Saturday's scrimmage at Rice-Eccles Stadium put Utah over the hump. The Utes are now on the backside of their 15 spring practices.
"I'd say at the halfway point we're about where we need to be," said Utah coach Kyle Whittingham. "We've got a lot of work to do. But if we can make as much progress in the second half of spring as we have in the first half, then that's a positive."
The Utes' first scrimmage featured several solid performances on offense, defense and special teams.
Sophomore quarterback Corbin Louks completed 11-of-16 passes for 66 yards (and rushed for a scrimmage-high 39 yards) as the offense made its strongest showing of the spring.
"We really clicked today. I thought we improved in all aspects running, passing, blocking," said Louks, who noted that the team did a good job bouncing back from a shaky practice on Thursday. "I thought we came back and really showed some life."
Brian Johnson and Chad Manis threw touchdown passes in red-zone situations, with Jereme Brooks and Bradon Godfrey hauling in the scores. Sophomore Eddie Wide III topped the running backs with 34 yards on 12 carries, and redshirt freshman Collin Robinson made a game-high five catches to lead the receiving corps. Senior Freddie Brown was second with four receptions. Both players netted 34 yards.
On defense, the Utes racked up nine quarterback sacks, six tackles-for-loss, three fumble recoveries, three pass breakups, two interceptions and a forced fumble.
The special teams units delivered 10 made field goals, two extra points and a blocked punt by junior Bo Hikila.
Whittingham called it "a good work day" and "a lot cleaner practice than it was on Thursday." He considered the latter his team's worst showing of the spring.
"We had some guys step up," said Whittingham. "The defensive secondary made some plays; Corbin Louks continues to get better, and the running backs have proven to be a very solid group."
Though they weren't involved in full contact situations, Brent Casteel and Matt Asiata had successful carries in the scrimmage.
"It was competitive.
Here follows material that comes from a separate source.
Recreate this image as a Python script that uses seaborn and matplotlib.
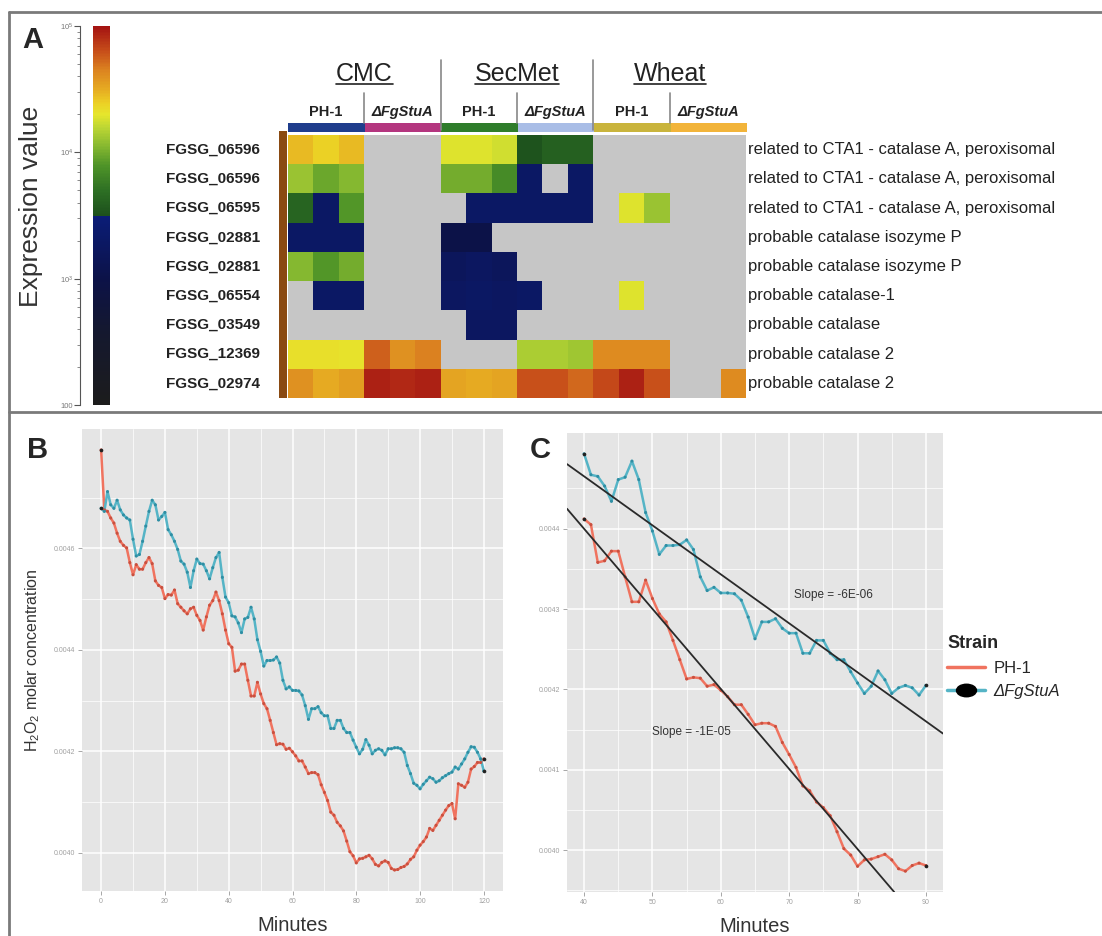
import numpy as np
import pandas as pd
import seaborn as sns
import matplotlib.pyplot as plt
from matplotlib.colors import LinearSegmentedColormap, ListedColormap, Normalize
from matplotlib.cm import ScalarMappable
from matplotlib.lines import Line2D
from matplotlib.markers import MarkerStyle
from matplotlib.transforms import Affine2D
from matplotlib.ticker import FormatStrFormatter, FixedLocator, FixedFormatter

W, H = 1102, 936

# ---- panel A data ----
genes = ['FGSG_06596', 'FGSG_06596', 'FGSG_06595', 'FGSG_02881', 'FGSG_02881',
         'FGSG_06554', 'FGSG_03549', 'FGSG_12369', 'FGSG_02974']
descriptions = ['related to CTA1 - catalase A, peroxisomal',
                'related to CTA1 - catalase A, peroxisomal',
                'related to CTA1 - catalase A, peroxisomal',
                'probable catalase isozyme P',
                'probable catalase isozyme P',
                'probable catalase-1',
                'probable catalase',
                'probable catalase 2',
                'probable catalase 2']
media = ['CMC', 'SecMet', 'Wheat']
strains = ['PH-1', 'ΔFgStuA']
strip_colors = ['#1f3d8c', '#b4367f', '#2f7d2b', '#a9bde6', '#c9b43c', '#f2b43a']

n = np.nan
# log10 expression value, columns = medium x strain x 3 replicates, nan = not detected
log_expr = [
    [4.45, 4.38, 4.45, n, n, n, 4.28, 4.28, 4.24, 3.52, 3.6, 3.6, n, n, n, n, n, n],
    [4.10, 3.97, 4.05, n, n, n, 4.0, 4.0, 3.85, 3.3, n, 3.3, n, n, n, n, n, n],
    [3.62, 3.3, 3.9, n, n, n, n, 3.3, 3.3, 3.3, 3.3, 3.3, n, 4.28, 4.1, n, n, n],
    [3.3, 3.3, 3.3, n, n, n, 3.0, 3.0, n, n, n, n, n, n, n, n, n, n],
    [4.05, 3.9, 4.0, n, n, n, 3.2, 3.25, 3.2, n, n, n, n, n, n, n, n, n],
    [n, 3.3, 3.3, n, n, n, 3.25, 3.28, 3.25, 3.3, n, n, n, 4.28, n, n, n, n],
    [n, n, n, n, n, n, n, 3.25, 3.25, n, n, n, n, n, n, n, n, n],
    [4.33, 4.33, 4.32, 4.75, 4.6, 4.65, n, n, n, 4.15, 4.15, 4.12, 4.62, 4.62, 4.62, n, n, n],
    [4.6, 4.5, 4.55, 4.95, 4.92, 4.95, 4.52, 4.5, 4.52, 4.8, 4.8, 4.72, 4.82, 4.95, 4.8, n, n, 4.62],
]

# ---- panels B / C data: H2O2 molar concentration per minute ----
minutes = list(range(121))
ph1 = [
    0.004794, 0.004676, 0.004673, 0.004660, 0.004650, 0.004630, 0.004614, 0.004606, 0.004601, 0.004572,
    0.004548, 0.004568, 0.004559, 0.004559, 0.004572, 0.004582, 0.004570, 0.004536, 0.004527, 0.004523,
    0.004501, 0.004509, 0.004508, 0.004518, 0.004491, 0.004484, 0.004477, 0.004471, 0.004481, 0.004484,
    0.004468, 0.004458, 0.004439, 0.004465, 0.004488, 0.004497, 0.004514, 0.004497, 0.004471, 0.004439,
    0.004412, 0.004405, 0.004358, 0.004360, 0.004372, 0.004372, 0.004340, 0.004309, 0.004309, 0.004336,
    0.004313, 0.004294, 0.004284, 0.004261, 0.004237, 0.004213, 0.004215, 0.004214, 0.004204, 0.004206,
    0.004199, 0.004191, 0.004181, 0.004181, 0.004169, 0.004156, 0.004158, 0.004158, 0.004154, 0.004134,
    0.004119, 0.004103, 0.004080, 0.004074, 0.004060, 0.004053, 0.004043, 0.004023, 0.004002, 0.003994,
    0.003980, 0.003988, 0.003989, 0.003992, 0.003995, 0.003988, 0.003977, 0.003974, 0.003981, 0.003984,
    0.003981, 0.003969, 0.003966, 0.003967, 0.003971, 0.003973, 0.003978, 0.003987, 0.003992, 0.004005,
    0.004015, 0.004022, 0.004031, 0.004048, 0.004044, 0.004054, 0.004064, 0.004074, 0.004084, 0.004093,
    0.004097, 0.004067, 0.004136, 0.004133, 0.004129, 0.004139, 0.004165, 0.004170, 0.004178, 0.004178,
    0.004185]
stua = [
    0.004679, 0.004673, 0.004712, 0.004686, 0.004679, 0.004695, 0.004676, 0.004666, 0.004660, 0.004656,
    0.004618, 0.004585, 0.004588, 0.004614, 0.004644, 0.004673, 0.004695, 0.004686, 0.004656, 0.004663,
    0.004671, 0.004637, 0.004627, 0.004614, 0.004598, 0.004575, 0.004569, 0.004553, 0.004523, 0.004556,
    0.004579, 0.004570, 0.004569, 0.004556, 0.004540, 0.004562, 0.004582, 0.004592, 0.004543, 0.004504,
    0.004493, 0.004467, 0.004465, 0.004453, 0.004434, 0.004461, 0.004464, 0.004484, 0.004461, 0.004420,
    0.004397, 0.004368, 0.004379, 0.004379, 0.004380, 0.004386, 0.004374, 0.004340, 0.004323, 0.004327,
    0.004320, 0.004320, 0.004319, 0.004311, 0.004290, 0.004263, 0.004284, 0.004284, 0.004288, 0.004276,
    0.004270, 0.004270, 0.004245, 0.004245, 0.004261, 0.004261, 0.004245, 0.004237, 0.004237, 0.004222,
    0.004208, 0.004195, 0.004204, 0.004223, 0.004212, 0.004195, 0.004202, 0.004205, 0.004202, 0.004193,
    0.004205, 0.004205, 0.004207, 0.004207, 0.004205, 0.004198, 0.004172, 0.004156, 0.004137, 0.004133,
    0.004126, 0.004135, 0.004142, 0.004149, 0.004146, 0.004139, 0.004142, 0.004148, 0.004152, 0.004156,
    0.004159, 0.004169, 0.004165, 0.004175, 0.004185, 0.004198, 0.004209, 0.004208, 0.004198, 0.004185,
    0.004161]
zoom_window = (40, 90)
fit_windows = {'PH-1': (40, 80), 'ΔFgStuA': (40, 90)}
line_colors = {'PH-1': '#F0735F', 'ΔFgStuA': '#55B4C6'}
dot_colors = {'PH-1': '#c9503f', 'ΔFgStuA': '#2f8ea3'}
b_yticks = [0.0040, 0.0042, 0.0044, 0.0046]
c_yticks = [0.0040, 0.0041, 0.0042, 0.0043, 0.0044]

sns.set_theme(style='darkgrid', rc={'axes.facecolor': '#E5E5E5', 'grid.color': 'white'})
plt.rcParams['font.family'] = ['Liberation Sans', 'DejaVu Sans']
plt.rcParams['mathtext.fontset'] = 'custom'
plt.rcParams['mathtext.rm'] = 'Liberation Sans'
plt.rcParams['mathtext.it'] = 'Liberation Sans:italic'


def px(x0, y0, x1, y1):
    return [x0 / W, 1 - y1 / H, (x1 - x0) / W, (y1 - y0) / H]


def ftext(x, y, s, **kw):
    return fig.text(x / W, 1 - y / H, s, **kw)


fig = plt.figure(figsize=(W / 100, H / 100), dpi=100)
fig.patch.set_facecolor('white')

# frame
for xs, ys in [((9, W), (12, 12)), ((9, 9), (12, H)), ((9, W), (412, 412))]:
    fig.add_artist(Line2D([x / W for x in xs], [1 - y / H for y in ys],
                          transform=fig.transFigure, color='#7a7a7a', lw=2))

# ---------------- panel A ----------------
cmap = LinearSegmentedColormap.from_list('expr', [
    (0.0, '#1c1c1c'), (0.2, '#141830'), (0.333, '#0c1248'), (0.4999, '#0b1d78'),
    (0.5, '#1c501c'), (0.567, '#2e7024'), (0.633, '#4f9428'), (0.683, '#86b830'),
    (0.733, '#bcd634'), (0.767, '#e6e62c'), (0.8, '#ecce24'), (0.833, '#e6ac22'),
    (0.883, '#dc8420'), (0.933, '#c8501a'), (1.0, '#a41212')])
norm = Normalize(2, 5)

axH = fig.add_axes(px(288, 135, 746, 398))
sns.heatmap(np.array(log_expr), ax=axH, cmap=cmap, vmin=2, vmax=5, cbar=False,
            xticklabels=False, yticklabels=genes)
axH.set_facecolor('#c6c6c6')
axH.grid(False)
axH.tick_params(left=False, bottom=False, pad=14)
for lab in axH.get_yticklabels():
    lab.set_fontweight('bold')
    lab.set_fontsize(11)
    lab.set_rotation(0)
    lab.set_color('#222222')
for i, d in enumerate(descriptions):
    axH.text(18.08, i + 0.5, d, ha='left', va='center', fontsize=12, color='#222222')

axS = fig.add_axes(px(279, 131, 287, 398))
sns.heatmap(np.zeros((len(genes), 1)), ax=axS, cmap=ListedColormap(['#8a4a12']),
            cbar=False, xticklabels=False, yticklabels=False)
axS.grid(False)

axT = fig.add_axes(px(288, 123, 747, 132))
sns.heatmap(np.arange(len(strip_colors)).reshape(1, -1), ax=axT,
            cmap=ListedColormap(strip_colors), cbar=False, xticklabels=False, yticklabels=False)
axT.grid(False)

col_w = (746 - 288) / 18
headers = []
for m, med in enumerate(media):
    cx = 288 + col_w * (6 * m + 3)
    headers.append(ftext(cx, 74, med, ha='center', va='center', fontsize=18, color='#222222'))
    for s, st in enumerate(strains):
        sx = 288 + col_w * (6 * m + 3 * s + 1.5)
        ftext(sx, 112, st, ha='center', va='center', fontsize=10.5, fontweight='bold',
              style='italic' if s == 1 else 'normal', color='#222222')
    sep = 288 + col_w * (6 * m + 3)
    fig.add_artist(Line2D([sep / W] * 2, [1 - 93 / H, 1 - 123 / H], transform=fig.transFigure,
                          color='#888888', lw=1.2))
    if m < 2:
        sep = 288 + col_w * (6 * m + 6)
        fig.add_artist(Line2D([sep / W] * 2, [1 - 60 / H, 1 - 130 / H], transform=fig.transFigure,
                              color='#888888', lw=1.2))

# colour bar
cax = fig.add_axes(px(93, 26, 110, 405))
cb = fig.colorbar(ScalarMappable(norm=norm, cmap=cmap), cax=cax)
cb.outline.set_visible(False)
cax.set_yticks([])
axL = fig.add_axes(px(80, 26, 81, 405))
axL.set_facecolor('none')
axL.grid(False)
for sp in ['top', 'right', 'bottom']:
    axL.spines[sp].set_visible(False)
axL.spines['left'].set_color('#555555')
axL.spines['left'].set_linewidth(0.8)
axL.set_ylim(2, 5)
axL.set_xticks([])
axL.yaxis.set_major_locator(FixedLocator([2, 3, 4, 5]))
axL.yaxis.set_major_formatter(FixedFormatter(['100', '$10^3$', '$10^4$', '$10^5$']))
axL.yaxis.set_minor_locator(FixedLocator(
    [e + np.log10(k) for e in (2, 3, 4) for k in range(2, 10)]))
axL.tick_params(axis='y', which='major', left=True, length=4, width=0.8, color='#555555',
                labelsize=5.5, labelcolor='#777777', pad=1)
axL.tick_params(axis='y', which='minor', left=True, length=2, width=0.6, color='#777777')
ftext(31, 206, 'Expression value', rotation=90, ha='center', va='center', fontsize=19, color='#333333')

ftext(33, 40, 'A', ha='center', va='center', fontsize=21, fontweight='bold')
ftext(38, 450, 'B', ha='center', va='center', fontsize=21, fontweight='bold')
ftext(540, 450, 'C', ha='center', va='center', fontsize=21, fontweight='bold')

# ---------------- panels B and C ----------------
df = pd.DataFrame({'Minutes': minutes * 2,
                   'conc': ph1 + stua,
                   'Strain': ['PH-1'] * len(ph1) + ['ΔFgStuA'] * len(stua)})
dfc = df[df['Minutes'].between(*zoom_window)]


def style_gg(ax, xmaj, yticks):
    xs = np.arange(0, 130, xmaj)
    ax.xaxis.set_major_locator(FixedLocator(xs))
    ax.xaxis.set_minor_locator(FixedLocator(xs + xmaj / 2))
    step = yticks[1] - yticks[0]
    ax.yaxis.set_major_locator(FixedLocator(yticks))
    ax.yaxis.set_minor_locator(FixedLocator(np.array(yticks + [yticks[-1] + step]) - step / 2))
    ax.yaxis.set_major_formatter(FormatStrFormatter('%.4f'))
    ax.grid(which='major', color='white', lw=1.1)
    ax.grid(which='minor', color='white', lw=0.5)
    for sp in ax.spines.values():
        sp.set_visible(False)
    ax.tick_params(which='major', bottom=True, left=True, length=3, width=0.6, color='#999999',
                   labelsize=5, labelcolor='#a0a0a0', pad=2)
    ax.tick_params(which='minor', length=0)


def draw_lines(ax, data):
    sns.lineplot(data=data, x='Minutes', y='conc', hue='Strain', palette=line_colors, ax=ax,
                 legend=False, lw=1.8)
    sns.scatterplot(data=data, x='Minutes', y='conc', hue='Strain', palette=dot_colors, ax=ax,
                    legend=False, s=5, linewidth=0, zorder=3)
    for st, g in data.groupby('Strain'):
        ends = g.iloc[[0, -1]]
        ax.scatter(ends['Minutes'], ends['conc'], s=7, color='#222222', zorder=5, lw=0)
    xl, yl = ax.get_xlim(), ax.get_ylim()
    return xl, yl


axB = fig.add_axes(px(82, 429, 503, 891))
xl, yl = draw_lines(axB, df)
style_gg(axB, 20, b_yticks)
axB.set_xlim(xl)
axB.set_ylim(yl)
axB.set_xlabel('Minutes', fontsize=14.5, color='#333333', labelpad=8)
axB.set_ylabel('H$_2$O$_2$ molar concentration', fontsize=11.5, color='#333333', labelpad=8)

axC = fig.add_axes(px(567, 433, 943, 892))
xl, yl = draw_lines(axC, dfc)
style_gg(axC, 10, c_yticks)
axC.set_xlabel('Minutes', fontsize=14.5, color='#333333', labelpad=8)
axC.set_ylabel('')
slope_pos = {'PH-1': (55.7, 0.004147), 'ΔFgStuA': (76.5, 0.004317)}
for st, g in dfc.groupby('Strain'):
    g = g[g['Minutes'].between(*fit_windows[st])]
    slope, icpt = np.polyfit(g['Minutes'], g['conc'], 1)
    axC.axline((40, icpt + slope * 40), slope=slope, color='#2a2a2a', lw=1.3, zorder=4)
    axC.text(*slope_pos[st], f'Slope = {slope:.0E}', ha='center', va='center', fontsize=8.5,
             color='#333333')
axC.set_xlim(xl)
axC.set_ylim(yl)

handles = [Line2D([], [], color=line_colors['PH-1'], lw=2.5),
           Line2D([], [], color=line_colors['ΔFgStuA'], lw=2.5,
                  marker=MarkerStyle('o', transform=Affine2D().scale(1.6, 1)),
                  markersize=9, markerfacecolor='black', markeredgecolor='black')]
leg = axC.legend(handles, strains, title='Strain', loc='center left', bbox_to_anchor=(0.98, 0.49),
                 frameon=False, fontsize=12, title_fontproperties={'weight': 'bold', 'size': 13},
                 handlelength=2.3, handletextpad=0.5, alignment='left', borderaxespad=0.3)
leg.get_texts()[1].set_style('italic')

# underline the medium headers
fig.canvas.draw()
r = fig.canvas.get_renderer()
for t in headers:
    bb = t.get_window_extent(r)
    fig.add_artist(Line2D([bb.x0 / W, bb.x1 / W], [(bb.y0 + 2) / H] * 2, transform=fig.transFigure,
                          color='#222222', lw=1.2))

fig.savefig('out.png', dpi=100)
Guys battled and made some plays. There's still a lot of work to be done on both sides of the ball, but that's why we have spring ball," said Johnson, who is also being eased back into things after offseason surgery.
"We're at the halfway point right now, so we'll have to use the second half of spring ball to come in and get everything situated to where we need to be for fall."
The offense, he added, is making strides.
"We still haven't played up to our potential yet," said Johnson. "We have another seven practices to do so. As long as we're getting ready for the fall, we'll be fine."
With several promising recruits joining the mix when camp opens in August, Whittingham acknowledged it's a chance for others to shine and make the most of it.
Robinson responded to the challenge as did several others, including Lei Talamaivao and Chaz Walker, who each made two sacks. Defensive lineman Blake Pacheco, a redshirt freshman, also made an impact with two tackles behind the line of scrimmage, a fumble recovery and a pass breakup. Defensive back Brandon Burton, another redshirt freshman, intercepted two passes.
Whittingham was pleased with the performance of Utah's defense. He noted, however, that the offense is coming around as well.
"They're closing the gap a little bit. But we've still got a pretty good defense. They played some good football last year for us and we've got a lot of them back," said Whittingham, who pointed out the complexities of Utah's scheme.
The defense, he has repeatedly said, is usually way ahead of the defense at this time of year. The difference is lessened when the offense completes its installation.
"I think the gap is narrowing," said Whittingham. "Hopefully by the end of spring things will be fairly even."In the meantime, the Utes are still quite capable of putting points on the board. Kicker Louie Sakoda was 6-for-6 on Saturday. He connected on a pair of 47-yard attempts, as well as distances of 46, 41, 34 and 27 yards. Junior Ben Vroman made four kicks, including a 47-yarder.